One of those areas is anxiety management. I have Generalized Anxiety Disorder, so I’m no stranger to anxiety, but with the current state of the world, I’m finding the coping mechanisms I have aren’t sufficient. I’m also noticing where my anxiety is affecting other areas of my life – how it makes me shut down around conflict, how it destroys my productivity at work, how it keeps me from enjoying social situations that didn’t used to be a problem. I had my first visit with a new therapist on Monday. Sometimes in therapy in the past I’ve had trouble articulating why I was there, and what I needed, but this new therapist was able to sort of draw that out of me and help me frame my goals for therapy more solidly than I’ve been able to in the past. I think things are going to work out well with them.

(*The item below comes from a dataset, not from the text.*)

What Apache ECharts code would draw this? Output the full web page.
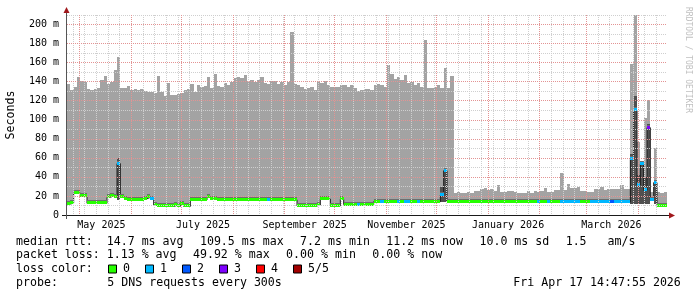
<!DOCTYPE html>
<html><head><meta charset="utf-8">
<script src="https://cdn.jsdelivr.net/npm/echarts@6/dist/echarts.min.js"></script>
<style>html,body{margin:0;padding:0;background:#fff}#c{width:697px;height:297px}</style>
</head><body><div id="c"></div>
<script>
// ---------- data ----------
const DAY = 86400000;
const viewStart = Date.UTC(2025, 3, 23, 9, 0);   // left edge of the plot
const viewDays = 360;
const bucketDays = 2;                              // one value per 2 days

// top of the smoke (max rtt, ms) per bucket
const smokeMax = [
 138,131,134,145,141,140,132,131,132,133,
 142,146,138,140,152,166,133,133,135,131,
 132,131,132,130,129,129,128,146,129,125,
 139,126,126,127,128,131,132,138,129,136,
 134,135,145,133,148,135,134,139,137,140,
 144,145,144,147,141,142,140,142,145,139,
 138,141,141,138,140,137,140,192,138,137,
 134,132,133,134,131,141,139,141,137,134,
 134,134,136,136,134,136,133,130,131,132,
 132,131,136,138,137,134,157,148,143,145,
 142,147,139,140,137,139,134,184,133,133,
 134,137,133,154,133,146,23,24,23.5,23,
 24,23,25.5,25.5,27,28,26,27,25.5,31.5,
 24.5,24.5,25.5,25,24.5,23,23,23.5,25,23,
 25,24.5,25,28.7,24.5,24.5,26,26,44,26,
 32.5,28,28,29,25.5,25.5,24.5,24.5,27,27,
 29.6,26,27,27,27,27,31.5,27,27,159,
 210,77,54,102,121,24,70,24,23,24
];
// median rtt (ms) per bucket
const medianRtt = [
 11.5,12.5,23,23,20,20,12.3,12.3,12.3,12.3,
 12.3,12.3,18.6,20,18.5,54,18.6,16.5,16,16,
 16,16,16,17,18.5,17,10.5,9,9,9,
 9,9,10,9,11.5,9,9,15.8,15.8,15.8,
 15.8,15.8,18.5,16.5,16.5,15.8,15.8,15.8,15.8,15.8,
 15.8,15.8,15.8,15.8,15.8,15.8,15.8,15.8,15.8,15.8,
 15.8,16,16,16,16,16,16,16,16,9.5,
 9.5,9.5,9.5,9.5,9.5,10.5,16.8,16.8,16.8,9.5,
 9.5,9.5,16.8,11,10.5,10.5,10.5,10.5,10.5,10.5,
 10.5,10.5,14,14,14,14,14,14,14,14,
 14,14,14,14,14,14,14,14,14,14,
 14,14,21,46.5,14,14,13.5,13.5,13.5,13.5,
 13.5,13.5,13.5,13.5,13.5,13.5,13.5,13.5,13.5,13.5,
 13.5,13.5,13.5,13.5,13.5,13.5,13.5,13.5,13.5,13.5,
 13.5,13.5,13.5,13.5,13.5,13.5,13.5,13.5,13.5,13.5,
 13.5,13.5,13.5,13.5,13.5,13.5,13.5,13.5,13.5,13.5,
 13.5,13.5,13.5,13.5,13.5,13.5,13.5,13.5,13.5,58.5,
 110,31.5,53.5,26,91.7,15.8,34,9,9,9
];
// lost pings (of 5) per bucket
const lostPings = [
 0,0,0,0,0,0,0,0,0,0,
 0,0,0,0,0,1,0,0,0,0,
 0,0,0,0,0,1,0,0,0,0,
 0,0,0,0,0,0,0,0,0,0,
 0,0,0,0,0,0,0,0,0,0,
 0,0,0,0,0,0,0,0,0,0,
 1,0,0,0,0,0,0,0,0,0,
 0,0,0,0,0,0,0,0,0,0,
 0,0,0,0,0,0,0,1,0,0,
 0,0,0,0,1,0,0,0,0,1,
 0,1,1,0,0,1,0,0,0,0,
 0,0,1,1,0,0,0,0,0,0,
 0,0,0,0,0,0,0,0,0,0,
 0,0,0,0,0,0,0,0,0,0,
 0,1,0,0,1,0,0,0,1,1,
 1,1,1,1,0,0,0,1,1,1,
 1,1,1,2,1,1,1,1,1,1,
 1,1,1,1,3,1,1,0,0,0
];
// dense (dark) smoke around the spikes: bucket index, low ms, high ms
const denseBucket = [15, 42, 112, 113, 169, 170, 171, 172, 173, 174, 176];
const denseLow    = [16, 18, 14, 14, 12, 12, 12, 12, 12, 12, 12];
const denseHigh   = [59.5, 22, 29, 48, 64, 125, 42, 56, 40, 96, 36];

const lossNames  = ['0', '1', '2', '3', '4', '5/5'];
const lossColors = ['#26ff00', '#00b8ff', '#0059ff', '#7e00ff', '#ff0000', '#a10000'];

const yMax = 210;
const yLabelValues = [0,20,40,60,80,100,120,140,160,180,200];
const yMinorValues = [10,30,50,70,90,110,130,150,170,190,210];
const monthStarts = [
 [2025,4],[2025,5],[2025,6],[2025,7],[2025,8],[2025,9],[2025,10],[2025,11],
 [2026,0],[2026,1],[2026,2],[2026,3]
];
const xLabelText = ['May 2025','July 2025','September 2025','November 2025','January 2026','March 2026'];
const xLabelDates = [[2025,4,14],[2025,6,14],[2025,8,13],[2025,10,13],[2026,0,13],[2026,2,16]];

const statItems = [
 ['median rtt:  14.7 ms avg', '109.5 ms max', '7.2 ms min', '11.2 ms now', '10.0 ms sd', '1.5   am/s'],
 ['packet loss: 1.13 % avg', '49.92 % max', '0.00 % min', '0.00 % now']
];
const lossLabel = 'loss color:';
const probeLabel = 'probe:';
const probeText = '5 DNS requests every 300s';
const stampText = 'Fri Apr 17 14:47:55 2026';

// ---------- build ----------
const viewEnd = viewStart + viewDays * DAY;
const tOf = i => viewStart + i * bucketDays * DAY;
const monthTicks = monthStarts.map(m => Date.UTC(m[0], m[1], 1));
const weekTicks = [];
for (let t = Date.UTC(2025, 3, 27); t < viewEnd; t += 7 * DAY) weekTicks.push(t);
const xLabelTimes = xLabelDates.map(d => Date.UTC(d[0], d[1], d[2]));

const smokeData = smokeMax.map((v, i) => [tOf(i), tOf(i + 1), medianRtt[i], Math.min(v, yMax)]);
const denseData = denseBucket.map((b, k) => [tOf(b), tOf(b + 1), denseLow[k], denseHigh[k]]);
const bandData = medianRtt.map((v, i) => [tOf(i), tOf(i + 1), v, lostPings[i]]);
const stepData = medianRtt.map((v, i) => [tOf(i), v]);
stepData.push([tOf(medianRtt.length), medianRtt[medianRtt.length - 1]]);

const MONO = 'DejaVu Sans Mono';
const LEG_FONT = '11.6px "' + MONO + '"';
const measureCtx = document.createElement('canvas').getContext('2d');
measureCtx.font = LEG_FONT;
const textW = s => measureCtx.measureText(s).width;

function rectItem(color) {
  return function (params, api) {
    const a = api.coord([api.value(0), api.value(3)]);
    const b = api.coord([api.value(1), api.value(2)]);
    const x0 = Math.round(a[0]), x1 = Math.round(b[0]);
    const y0 = Math.round(a[1]), y1 = Math.round(b[1]);
    return { type: 'rect', shape: { x: x0, y: y0, width: x1 - x0, height: y1 - y0 }, style: { fill: color } };
  };
}

const chart = echarts.init(document.getElementById('c'), null, { renderer: 'canvas' });

const graphics = [];
const txt = (s, x, y, extra) => Object.assign({ type: 'text', x: x, y: y, z: 100,
  style: { text: s, font: LEG_FONT, fill: '#000', align: 'left', verticalAlign: 'middle' } }, extra || {});
// axis lines + arrows
graphics.push({ type: 'line', shape: { x1: 62, y1: 215.5, x2: 670, y2: 215.5 }, style: { stroke: '#1a1a1a', lineWidth: 1 }, z: 100 });
graphics.push({ type: 'line', shape: { x1: 66.5, y1: 219, x2: 66.5, y2: 11 }, style: { stroke: '#555555', lineWidth: 1 }, z: 100 });
graphics.push({ type: 'polygon', shape: { points: [[63.5, 13], [69.5, 13], [66.5, 7]] }, style: { fill: '#a0181c' }, z: 101 });
graphics.push({ type: 'polygon', shape: { points: [[669, 212.5], [669, 218.5], [675, 215.5]] }, style: { fill: '#a0181c' }, z: 101 });
// titles
graphics.push({ type: 'text', x: 11, y: 115, rotation: Math.PI / 2, z: 100,
  style: { text: 'Seconds', font: LEG_FONT, fill: '#000', align: 'center', verticalAlign: 'middle' } });
graphics.push({ type: 'text', x: 688, y: 60, rotation: -Math.PI / 2, z: 100,
  style: { text: 'RRDTOOL / TOBI OETIKER', font: '8px "' + MONO + '"', fill: '#c0c0c0', align: 'center', verticalAlign: 'middle' } });
// stats lines: items left to right with a fixed gap
const rowY = [241.5, 255, 268.8, 282.5];
const LEG_GAP = 16.4;
statItems.forEach((items, r) => {
  let x = 16;
  items.forEach(s => { graphics.push(txt(s, x, rowY[r])); x += textW(s) + LEG_GAP; });
});
graphics.push(txt(lossLabel, 16, rowY[2]));
lossNames.forEach((n, k) => {
  const bx = 108.5 + k * 37;
  graphics.push({ type: 'rect', shape: { x: bx, y: 265, width: 8, height: 8 }, style: { fill: lossColors[k], stroke: '#000', lineWidth: 1 }, z: 100 });
  graphics.push(txt(n, bx + 14.5, rowY[2]));
});
graphics.push(txt(probeLabel, 16, rowY[3]));
graphics.push(txt(probeText, 107.3, rowY[3]));
graphics.push(txt(stampText, 513.3, rowY[3]));

const minorGrid = { show: true, lineStyle: { color: '#cfcfcf', width: 1, type: [1, 1] } };
const majorGrid = { show: true, lineStyle: { color: '#e39393', width: 1, type: [1, 1] } };

chart.setOption({
  animation: false,
  backgroundColor: '#ffffff',
  grid: { left: 67, right: 30, top: 15, bottom: 82 },
  xAxis: [
    { type: 'value', min: viewStart, max: viewEnd, position: 'bottom', z: 5,
      axisLine: { show: false }, axisTick: { show: false, customValues: weekTicks },
      axisLabel: { show: true, customValues: xLabelTimes, margin: 5,
        formatter: v => { const k = xLabelTimes.indexOf(v); return k >= 0 ? xLabelText[k] : ''; },
        fontFamily: MONO, fontSize: 10, color: '#000' },
      splitLine: minorGrid },
    { type: 'value', min: viewStart, max: viewEnd, position: 'top', z: 6,
      axisLine: { show: false }, axisTick: { show: false, customValues: monthTicks },
      axisLabel: { show: false }, splitLine: majorGrid }
  ],
  yAxis: [
    { type: 'value', min: 0, max: yMax, interval: 10, position: 'left', z: 6,
      axisLine: { show: false }, axisTick: { show: false, customValues: yLabelValues },
      axisLabel: { show: true, customValues: yLabelValues, margin: 8, fontFamily: MONO, fontSize: 10, color: '#000',
        formatter: v => v === 0 ? '0' : v + ' m' },
      splitLine: majorGrid },
    { type: 'value', min: 0, max: yMax, interval: 10, position: 'right', z: 5,
      axisLine: { show: false }, axisTick: { show: false, customValues: yMinorValues },
      axisLabel: { show: false }, splitLine: minorGrid }
  ],
  series: [
    { type: 'custom', name: 'smoke', xAxisIndex: 0, yAxisIndex: 0, z: 1, silent: true,
      encode: { x: [0, 1], y: [2, 3] }, data: smokeData, renderItem: rectItem('#a3a3a3') },
    { type: 'custom', name: 'dense', xAxisIndex: 0, yAxisIndex: 0, z: 2, silent: true,
      encode: { x: [0, 1], y: [2, 3] }, data: denseData, renderItem: rectItem('#505050') },
    { type: 'line', name: 'median', xAxisIndex: 0, yAxisIndex: 0, z: 3, step: 'end', symbol: 'none', silent: true,
      lineStyle: { color: '#1c1c1c', width: 1 }, data: stepData },
    { type: 'custom', name: 'loss', xAxisIndex: 0, yAxisIndex: 0, z: 4, silent: true,
      encode: { x: [0, 1], y: 2 }, data: bandData,
      renderItem: (params, api) => {
        const a = api.coord([api.value(0), api.value(2)]);
        const b = api.coord([api.value(1), api.value(2)]);
        const x0 = Math.round(a[0]), x1 = Math.round(b[0]);
        const y = Math.round(a[1]);
        return { type: 'group', children: [
          { type: 'rect', shape: { x: x0, y: y - 3, width: x1 - x0, height: 1 }, style: { fill: '#6e6e6e' } },
          { type: 'rect', shape: { x: x0, y: y - 2, width: x1 - x0, height: 3 }, style: { fill: lossColors[api.value(3)] } }
        ] };
      } }
  ],
  graphic: graphics
});
</script>
</body></html>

Another area that I’ve been neglecting is more physical. There are a lot of aspects of my physical health that I am not great at paying attention to, but I’ve been having particular trouble with my knees lately, as a joint issue I was diagnosed with in high school has flared up again. It’s done this occasionally over the years, but now my right knee has been swollen and stiff for a month, and my left knee is getting sore from compensating for it. Thankfully, this time when it flared up, I made an appointment with my doctor right away, who referred me to a physical therapist. I had my first PT appointment yesterday, and it was kind of miraculous how much of a difference a single, half-hour appointment made. I have instructions to do some stretching exercises every few hours during the day for the next couple of weeks, until my next appointment, and it’s encouraging to see progress on the first day.
Sometimes self-care looks like finding a new therapist, even if the process of finding a new therapist is, itself, kind of anxiety-inducing.
Sometimes self-care looks like making that doctor’s appointment that probably should have been scheduled months ago.
Sometimes self-care looks like knitting selfishly after working on a rare unselfish project for a couple of months. I knit my nephew a sweater for Christmas, and while it was fun and it looks super cute and I think he’ll like it, there’s something immensely satisfying about working on a sweater for myself with tons of cables (which is far and away my favorite type of project to work on).
The holidays are rough for a lot of people, for all sorts of reasons. My own holiday is looking like it’ll be bittersweet – I get to spend time with all sorts of people I care about, which will be lovely, but my 15-year-old dog (okay, she’s my parents’ dog, but we got her the summer I turned 14, so she’s still my dog) is not doing well, and it’s almost certain that next week I’ll be saying goodbye for the last time. I’m already sad, thinking about it, as much as I’m grateful that I will get one last chance to see her. Sometimes, for me, self-care looks like blocking out some time in my schedule to process the feelings I don’t have space for, say, at work. Which is all to say that this is a time of year where self-care is particularly important, and that self-care is going to look different for everyone.
I wish all of you the happiest holidays you can manage, and I hope you all find ways to take care of yourselves through the rough patches.